Никогда я ни о чем не просила никого за эти длинные месяцы войны, а тут поехала в санитарное управление фронта, отыскала папиного товарища по прошлому, тоже «испанца», дивврача Ивана Александровича Шатилова, нашего самого наибольшего начальника, – он и твоего папу хорошо знал, – пробилась к Шатилову на прием и попросила перевести меня куда угодно, но, если можно, – подальше.

– От фронта подальше? – сурово спросил он меня.

– Нет, от нашего отряда.

– Почему так?

Глупо объяснять. Я промолчала. Он написал записочку, сунул ее в портсигар – это у него такая привычка, чтобы не забыть, потом спросил:

– Степанова Варвара?

– Так точно! – говорю.

– А отчество?

И сверлит меня глазами. То ли узнал, то ли догадался.

– Отчество!

– Родионовна! – отвечаю.

Долго молча меня разглядывал, потом сказал в высшей степени неприязненно:

– Маленькое, глупое, злое насекомое! И вредное притом! Как тебе не стыдно было отца обманывать? Ты знаешь, что он приехал в Москву через два дня после того, как ты удрала, и прочитал чохом все твои письма, заготовленные впрок? Он тут давеча мимоездом проследовал, я выходил к поезду, помахал он мне этими письмами.

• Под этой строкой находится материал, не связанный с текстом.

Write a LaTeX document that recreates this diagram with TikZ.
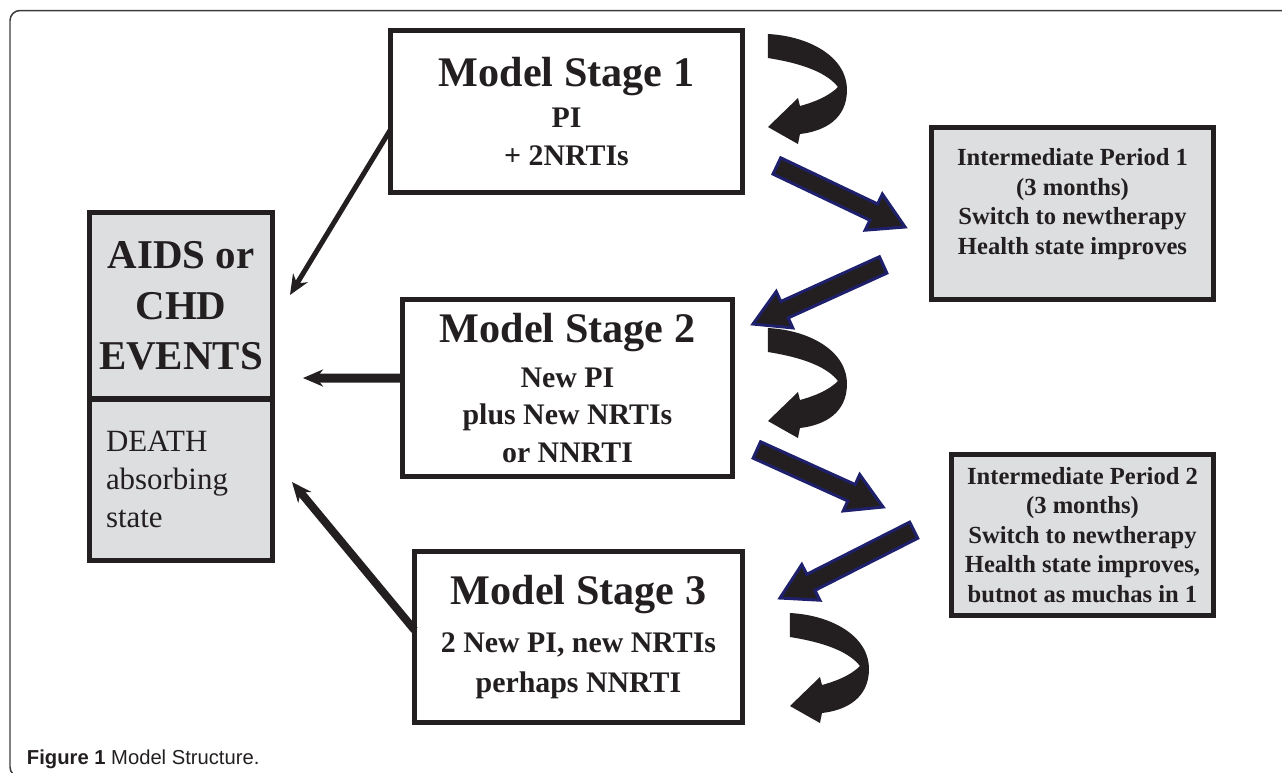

Подумал мой дивврач и добавил:

– Нахалка несчастная! Был бы я штатский – надрал бы тебе твои паршивые уши. Да не реви, смотреть противно, ты же военнослужащая. Пиши отцу покаянное письмо.

Посадил меня за свой письменный стол, дал перо, бумагу, а погодя сказал:

– Моя Нинка тоже убежала.

– Какая Нинка?

– Дочка. Из Свердловска. По слухам, на парашютистку-диверсантку обучается. А может быть, уже и в тылу у фрицев. Остались мы двое стариков – Елена моя да я. Допиши, и пойдем к нам обедать.

Я дописала, он сделал свою приписку, потом поправил мне запятые и привел в избу, где квартировал с женой.

– Вот, – сказал жене, – рекомендую: Нинка номер два. Дочка Родиона Мефодиевича – помнишь моряка? Надери ей уши, Олена, мне неудобно, я ее военный начальник, а у нас, к сожалению, телесные наказания запрещены очень строго.

Обедали мы молча. Шатилов пытался шутить, а Елена Порфирьевна смотрела на меня мокрыми глазами, наверное, думала про свою Нину. Дивврач потом тоже скис. А я думала про маму, и, знаешь, Володька, мне ее было ужасно жалко. Как она там – под немцами, одна, ни к чему не приспособленная, избалованная, вздорная? Жива ли? И как она ужасно одинока – это даже представить себе немыслимо.

В общем, я уехала.

Уехала далеко – санитаркой в автохирургический отряд.

Я убежала от Козырева, Володя, от вежливого, внимательного, красивого, легкого майора Козырева.

Понимаешь, какая я верная, Вовик?

А ты не ценишь! И никогда не оценишь! Не поймешь!

И все-таки понять бы следовало: иногда нашей сестре бывает так одиноко, такие мы порой делаемся беспомощные, так нужно нам немножко участия сильного и спокойного человека, чуть-чуть внимания, вот как Козырев: «Вы давеча, Варвара Родионовна, сердились, что Шурик вывернул ваш зубной порошок. Пожалуйста, вот у меня запас…»

Чтобы кто-то думал!

Чтобы кто-то знал, что номер твоей обуви тридцать три и таких сапог не бывает, а без сапог невозможно. И чтобы этот кто-то, краснея и извиняясь, с глупым даже подхихикиваньем, вручил тебе сапоги, переделанные из его сорок четвертого номера при помощи саперного сапожника, и чтобы ты, военнослужащая, знала, как ему не просто было договариваться со своим сапожником. Понимаешь? Чтобы он на тебя тратил душевные силы, на заботу о тебе, на размышления о том, каково тебе, чтобы в твое отсутствие он размышлял о тебе.